Keith J. Devlin
Keith Devlin (2011)
|Born||16 March 1947 (age 73)|
|Nationality||British and American|
|Alma mater||King's College London, University of Bristol|
|Institutions||Stanford University, King's College London, University of Bristol, University of Manchester, University of Aberdeen, University of Oslo, University of Heidelberg, University of Bonn, University of Toronto, University of Lancaster, Colby College, St. Mary's College of California|
|Doctoral advisor||Frederick Rowbottom|
He was born and grew up in England, in Kingston upon Hull. There he attended a local primary school followed by Greatfield High School in Hull. In the last school year he was appointed Head Boy.

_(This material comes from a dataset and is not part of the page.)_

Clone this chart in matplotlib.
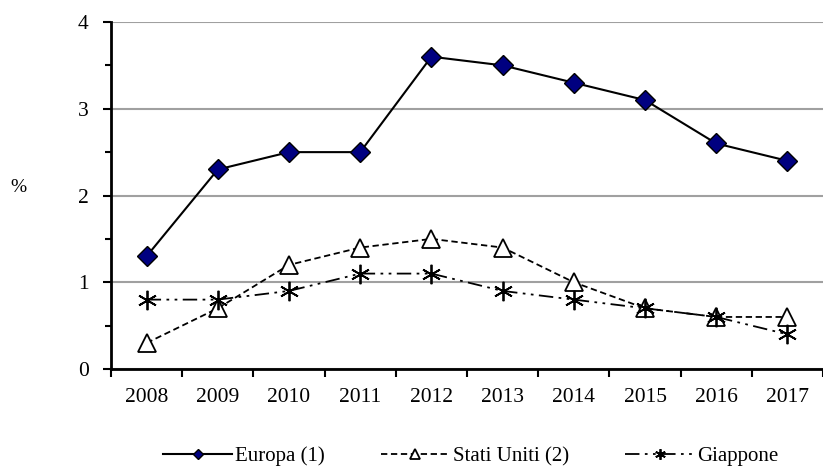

Devlin earned a BSc (Special) in Mathematics at King's College London in 1968, and a PhD in Mathematics at the University of Bristol in 1971 under the supervision of Frederick Rowbottom.
Later he got a position as a Scientific Assistant in Mathematics at University of Oslo, Norway from August till December 1972. In 1974 he became a Scientific Assistant in Mathematics at University of Heidelberg, Germany. In 1976 he was an Assistant Professor of Mathematics at University of Toronto, Canada. From 1977 till 1987 he served as a Lecturer in Mathematics at University of Lancaster, England. From 2001 till 2009 he was a Consulting Professor, Stanford University: Department of Mathematics at Stanford, California.
He is co-founder and Executive Director of Stanford University's Human-Sciences and Technologies Advanced Research Institute(2006), a co-founder of Stanford Media X university-industry research partnership program, and a Senior Researcher in the Center for the Study of Language and Information (CSLI). He is a commentator on National Public Radio's Weekend Edition Saturday, where he is known as "The Math Guy."
His research is mainly focused on the use of different media to teach mathematics to different audiences. He is also co-founder and President the company BrainQuake, which creates mathematics learning video games. He set it up in 2011. Other topics of his research are as following: theory of information, models of reasoning, applications of mathematical techniques in the study of communication, and mathematical cognition.
By 2012 he has been the author of 34 books and over 80 research articles. Several of his books are aimed at an audience of the general public.